Kurz zuvor hatte Esser überraschend kapituliert und den Fusionsvertrag unterschrieben. Für 180 Milliarden Euro durfte Vodafone »friedlich« das über 110 Jahre alte Traditionsunternehmen schlucken. Trotzdem hatte Gent nicht Unrecht. Auch Esser war ein Sieger, rein persönlich jedenfalls. Denn seinen Handschlag ließ sich der Manager, der erst Mitte 1999 den Chefposten übernommen hatte, vergolden. 28 Millionen Mark erhielt er als Abfindung, 32 Millionen als »Anerkennungsprämie« für seine »großartigen Leistungen« beim Verkauf von Mannesmann.

Die IG Metall protestierte heftig. Die Abfindung sei »unanständig hoch und für keinen Arbeitnehmer mehr nachvollziehbar«, schimpfte ihr damaliger Vorsitzender, Klaus Zwickel. »In der gerade begonnenen Tarifrunde sollen sich die Arbeitnehmer mit dem Inflationsausgleich begnügen. Und gleichzeitig werden einem Unternehmenschef fast 60 Millionen Mark auf einen Schlag ausgezahlt.« Solche »Auswüchse des globalen Kapitalismus«, von denen die Arbeitnehmervertreter im Aufsichtsrat erst aus der Zeitung erfahren hätten, seien der Öffentlichkeit nicht zu vermitteln. Und Zwickel beteuerte: »Das war weder ein Thema im Aufsichtsrat, noch ist darüber im Aufsichtsratsausschuss für Vorstandsangelegenheiten jemals gesprochen worden.«

Das war im Februar 2000 – und es war gelogen. Inzwischen ist Zwickel in Rente und hat viel Zeit. Einen Teil davon verbringt er seit dem 21. Januar in Düsseldorf. Noch mindestens bis Juni muss sich der 64jährige jeweils mittwochs und donnerstags vor dem dortigen Landgericht für sein Verhalten im Aufsichtsrat von Mannesmann verantworten.

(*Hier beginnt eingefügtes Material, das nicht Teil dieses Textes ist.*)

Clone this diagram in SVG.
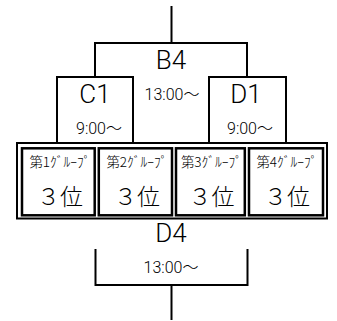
<svg xmlns="http://www.w3.org/2000/svg" width="337" height="321" viewBox="0 0 337 321">
<style>
.ln{fill:none;stroke:#000;stroke-width:2;stroke-linecap:square}
.box{fill:#fff;stroke:#000;stroke-width:2}
.gb{fill:#fff;stroke:#000;stroke-width:2.5}
.t{font-family:Roboto,"Liberation Sans","Noto Sans CJK JP",sans-serif;font-weight:300;fill:#000;text-anchor:middle}
.big{font-size:26px}
.tm{font-size:16px}
.gl{font-family:"Noto Sans CJK JP",sans-serif;font-weight:300;font-size:13.5px;fill:#000;text-anchor:middle}
.gr{font-family:"Noto Sans CJK JP",sans-serif;font-weight:300;font-size:23px;fill:#000;text-anchor:middle}
</style>
<rect width="337" height="321" fill="#fff"/>
<g id="connectors">
<path class="ln" d="M171.5 7V43"/>
<path class="ln" d="M95 77V43H247V77"/>
<path class="ln" d="M95.5 250V285H247.5V250"/>
<path class="ln" d="M171.5 285V319"/>
</g>
<g id="B4">
<text class="t big" x="171" y="69">B4</text>
<text class="t tm" x="172" y="100">13:00～</text>
</g>
<g id="C1">
<rect class="box" x="57" y="77" width="76" height="66"/>
<text class="t big" x="95" y="102.5">C1</text>
<text class="t tm" x="99" y="134">9:00～</text>
</g>
<g id="D1">
<rect class="box" x="209" y="77" width="77" height="66"/>
<text class="t big" x="246" y="102.5">D1</text>
<text class="t tm" x="250" y="134">9:00～</text>
</g>
<g id="groups">
<rect class="box" x="17" y="143" width="310" height="75.5"/>
</g>
<g id="g1">
<rect class="gb" x="22" y="148.3" width="72.7" height="67"/>
<text class="gl" x="60" y="167">第1ｸﾞﾙｰﾌﾟ</text>
<text class="gr" x="60" y="205">３位</text>
</g>
<g id="g2">
<rect class="gb" x="98.8" y="148.3" width="73.2" height="67"/>
<text class="gl" x="137" y="167">第2ｸﾞﾙｰﾌﾟ</text>
<text class="gr" x="137" y="205">３位</text>
</g>
<g id="g3">
<rect class="gb" x="176" y="148.3" width="68.8" height="67"/>
<text class="gl" x="211.5" y="167">第3ｸﾞﾙｰﾌﾟ</text>
<text class="gr" x="211.5" y="205">３位</text>
</g>
<g id="g4">
<rect class="gb" x="249" y="148.3" width="74" height="67"/>
<text class="gl" x="287" y="167">第4ｸﾞﾙｰﾌﾟ</text>
<text class="gr" x="287" y="205">３位</text>
</g>
<g id="D4">
<text class="t big" x="171" y="241.5">D4</text>
<text class="t tm" x="171" y="272.5">13:00～</text>
</g>
</svg>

Zwickel versteht die Welt nicht mehr. »Nach 50 Jahren Arbeit habe ich mir vieles vorstellen können, aber niemals, dass ich eines Tages wegen Veruntreuung angeklagt sein würde«, klagte er vor Gericht. »Ein Arbeitsleben lang habe ich mich für die Gemeinschaft eingesetzt. Das war auch meine Handlungsmaxime im Aufsichtsrat.« Er habe den hohen Abfindungen und Prämien für die ehemaligen Mannesmann-Manager doch gar nicht zugestimmt, sondern sich bei den Abstimmungen der Stimme enthalten. Es gebe außerdem keine Zweifel an der Rechtmäßigkeit und, im internationalen Vergleich, an der Angemessenheit der Abfindungen.

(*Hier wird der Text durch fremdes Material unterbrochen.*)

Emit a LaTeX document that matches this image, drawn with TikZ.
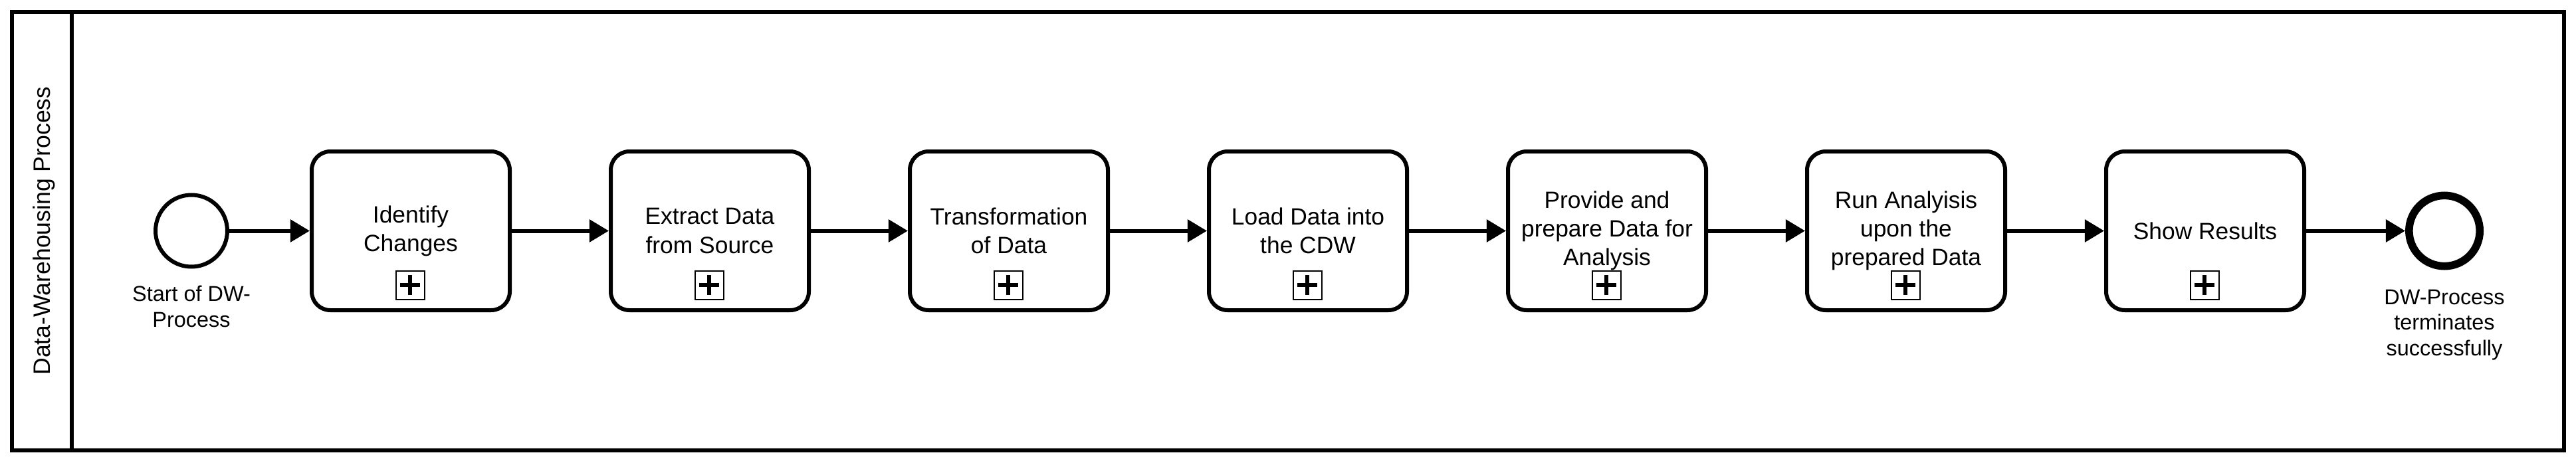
\documentclass[tikz,border=0pt]{standalone}
\usepackage{fontspec}
\setmainfont{Liberation Sans}
\usetikzlibrary{arrows.meta,calc}
\begin{document}
\begin{tikzpicture}[x=0.25pt,y=-0.25pt,
  task/.style={draw, line width=1.5pt, rounded corners=7pt, minimum width=74.5pt, minimum height=59.75pt, align=center, inner sep=0pt, font=\fontsize{8.85pt}{10.8pt}\selectfont},
  startev/.style={draw, circle, line width=1.5pt, minimum size=27pt, inner sep=0pt},
  endev/.style={draw, circle, line width=2.9pt, minimum size=26.6pt, inner sep=0pt},
  evlabel/.style={anchor=north, align=center, inner sep=0pt, font=\fontsize{8.1pt}{9.7pt}\selectfont},
  flow/.style={line width=1.5pt, -{Triangle[length=7.3pt,width=8.3pt]}},
  plusbox/.style={draw, line width=0.5pt, minimum size=10.75pt, inner sep=0pt,
    path picture={
      \draw[line width=1.65pt] ([xshift=-3.65pt]path picture bounding box.center) -- ([xshift=3.65pt]path picture bounding box.center);
      \draw[line width=1.65pt] ([yshift=-3.75pt]path picture bounding box.center) -- ([yshift=3.75pt]path picture bounding box.center);
    }},
  poolline/.style={line width=1.5pt},
  poollabel/.style={rotate=90, anchor=base, inner sep=0pt, font=\fontsize{8.9pt}{10.8pt}\selectfont}
]
\useasboundingbox (0,0) rectangle (3876,696);

% pool
\draw[poolline] (18,18) rectangle (3858,678);
\draw[poolline] (108,18) -- (108,678);
\node[poollabel] (pl) at (75.5,347.5) {Data-Warehousing Process};

% events
\node[startev] (s) at (288,347.5) {};
\node[evlabel] (sl) at (288,429.5) {Start of DW-\\Process};
\node[endev] (e) at (3678,347.5) {};
\node[evlabel] (el) at (3678,435) {DW-Process\\terminates\\successfully};

% tasks
\node[task] (t1) at (618,347.5) {Identify\\Changes};
\node[task] (t2) at (1068,347.5) {Extract Data\\from Source};
\node[task] (t3) at (1518,347.5) {Transformation\\of Data};
\node[task] (t4) at (1968,347.5) {Load Data into\\the CDW};
\node[task] (t5) at (2418,347.5) {Provide and\\prepare Data for\\Analysis};
\node[task] (t6) at (2868,347.5) {Run Analyisis\\upon the\\prepared Data};
\node[task] (t7) at (3318,347.5) {Show Results};

\foreach \i in {1,...,7} {
  \node[plusbox] (m\i) at ($(t\i.center)+(-1,81.5)$) {};
}

% flows
\draw[flow] (s) -- (t1);
\draw[flow] (t1) -- (t2);
\draw[flow] (t2) -- (t3);
\draw[flow] (t3) -- (t4);
\draw[flow] (t4) -- (t5);
\draw[flow] (t5) -- (t6);
\draw[flow] (t6) -- (t7);
\draw[flow] (t7) -- (e);
\end{tikzpicture}
\end{document}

Das sieht die Düsseldorfer Staatsanwaltschaft anders. Sie wirft Zwickel und den anderen fünf Angeklagten vor, sich bewusst über das Aktienrecht hinweggesetzt zu haben. Durch die Prämien und Pensionen sei »ein Vermögensverlust großen Ausmaßes« verursacht worden. Denn die Auszahlung an Vorstände und an Pensionäre sei nur zum Vorteil der Begünstigten, aber nicht des Unternehmens gewesen. Esser und der Aufsichtsratsvorsitzende, Joachim Funk, der ebenfalls angeklagt ist, hätten sich »unrechtmäßig bereichert«. Zwickel, Josef Ackermann, der derzeitige Vorstandsvorsitzende der Deutschen Bank, und andere ehemalige Aufsichtsräte von Mannesmann hätten mit ihrer Zustimmung die Ausschüttung der Beträge ermöglicht.

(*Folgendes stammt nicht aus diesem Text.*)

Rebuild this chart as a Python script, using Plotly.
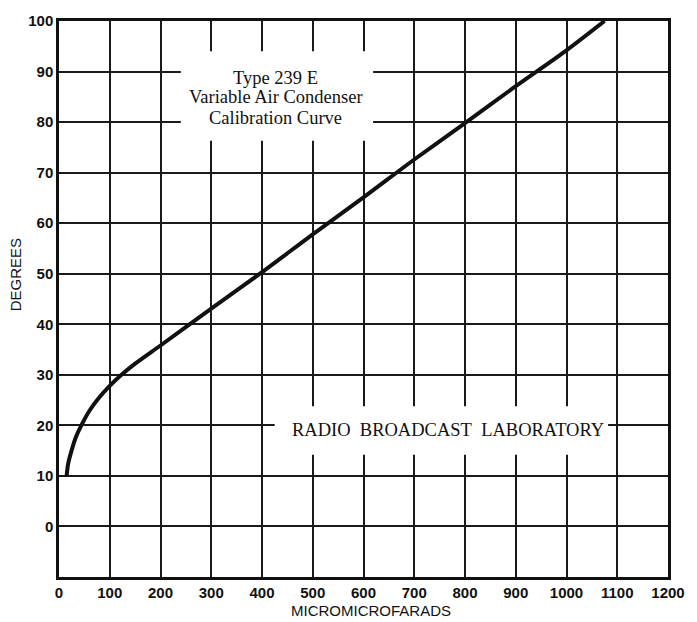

Deutschland sei »das einzige Land, wo diejenigen, die erfolgreich sind und Werte schaffen, deswegen vor Gericht stehen«, beklagte sich Ackermann zu Beginn des Prozesses. Nachträgliche freiwillige Zahlungen seien im Wirtschaftsleben üblich und legal. Dass die Entscheidung für Essers Abfindung innerhalb weniger Minuten gefallen sei, sei nicht, wie die Staatsanwaltschaft offenbar glaube, ein Beleg für kriminelle Energie, sondern höchstens für den Kulturunterschied zwischen Behörden und Wirtschaftsunternehmen.

Auch Esser sieht sich zu Unrecht an den Pranger gestellt. Noch keine Bezahlung eines Vorstandes sei rechtlich so intensiv geprüft worden wie diese, sagte er in seiner über zwei Verhandlungstage verteilten fünfstündigen Rede. Unangemessen findet der Manager die Abfindungen auch heute nicht. »Es trifft keineswegs zu, dass solch ein Bonus in Deutschland einzigartig gewesen wäre, nicht einmal in der Höhe«, betonte Esser. Aber es sei der einzige Fall gewesen, in dem dies bekannt geworden sei. Das könnte wahr sein.